As with any other form of industrial equipment, a forklift hire requires extensive training, due care and attention to operate it safely, particularly in more complex working environments where you have a mix of different pieces of equipment as well as pedestrians to consider.

As a result of this, training is an ever-expanding multimedia process that not only includes hands-on training but also simulator work, in-class instruction and even safety videos that illustrate particular processes.

The vast majority of these videos are produced by professional institutions with a tone that matches the gravity and care that needs to be taken. However, some rather more infamous training videos opt for a different tactic, using humour, violence or narrative to make their point.

Possibly the most infamous training video ever made was the 2000 German short film Staplerfahrer Klaus – Der Erste Arbeitstag (Forklift Driver Klaus – The First Day on The Job), a ten-minute short film illustrating in graphic detail what can happen when a forklift is driven irresponsibly.
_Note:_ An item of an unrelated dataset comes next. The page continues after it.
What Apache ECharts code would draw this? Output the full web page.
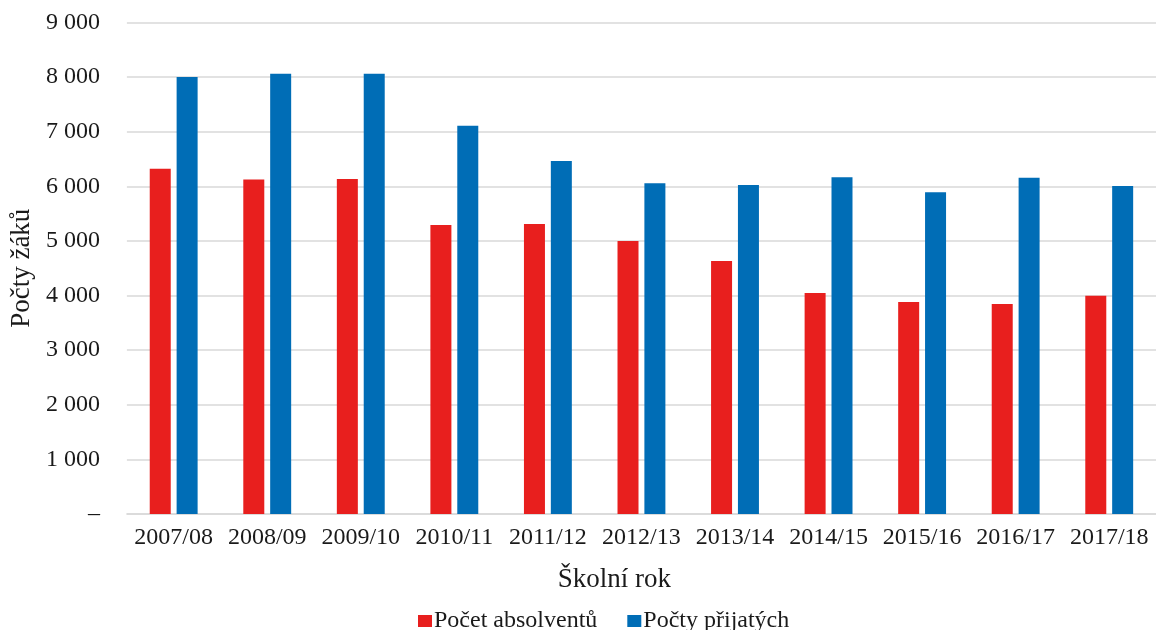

It was narrated by the late Egon Hoegen, a German institution that was well known for narrating road safety instructional videos, particularly the Der 7 Sinn (The Seventh Sense) series and, somewhat ironically, the German version of the popular Need for Speed series of computer games.

This gave the film the credibility and gravitas of a traditional training video, but it would not take long for its rather macabre sense of humour to take hold, and it turns what is basic and somewhat sensible forklift handling advice into a platform for macabre splatter film violence.

The film tells the story of Klaus, a newly qualified forklift driver (played by Konstantin Graudus) who has just received his license and started his first day working in a metal processing warehouse.

In what would turn out to be foreshadowing, Klaus hops straight into the cockpit without doing an all-around check of the forklift, which would, later on, cause a particularly violent incident but at the time is innocuous and not even mentioned by the narrator.

The first incident is a near-miss that was not even Klaus’ fault, where someone walks across the forklift lane and nearly gets hit.

The first major incident happens when Klaus arrives at his first job, where he is asked to lift a colleague using a pallet, which should not be done, and inevitably he falls a great height, although the film quickly cuts to an ambulance siren.

Next, a colleague leaves a knife on the edge of a consignment of boxes that Klaus otherwise safely lifts onto the top shelf, but the vibrations caused by its landing lead to the knife falling and getting stuck in the head of the colleague, although he seems more confused by the incident and heads to lunch.

Once he gets back, his lack of adequate checks leads to the forklift breaking down, but rather than reporting it to his supervisor and waiting for a specialist, a colleague offers to fix it instead, a decision that costs him his hands in one of the film’s most infamous scenes.

After this, Klaus fails to adequately secure a slippery and oversized load, which somehow manages to slice a colleague in half, and the film somewhat descends from there, with an errant look towards a female employee causing Klaus to impale another colleague holding a chainsaw.

This causes a chain reaction that causes a series of increasingly convoluted and violent deaths, all soundtracked by a somewhat upbeat piece of music and narrated by Mr Hoegen’s calm, professional tone.

As this brief synopsis would suggest, the film was not intended to be a serious course on forklift safety, but at the same time, it has been used by several instructors as a somewhat informal part of training courses in a tradition that spread out of Germany and reached across the world.

Some instructors use it as an icebreaker and to lighten what can often be a particularly serious topic by providing especially stark imagery that sticks in people’s minds.

A similar tactic is used more generally by videos such as Think About This by ERI Safety Videos, which combined legitimate safety advice with shock value gore and violence, as well as the long tradition of Public Information Films such as Killing Time, Apaches and the infamous Protect And Survive.

Forklift Driver Klaus won several film festival awards and has since cultivated a considerable following both in and out of the industrial world.

In a way, it succeeded in highlighting the vital importance of safety when handling one of the most important pieces of machinery in the modern workplace.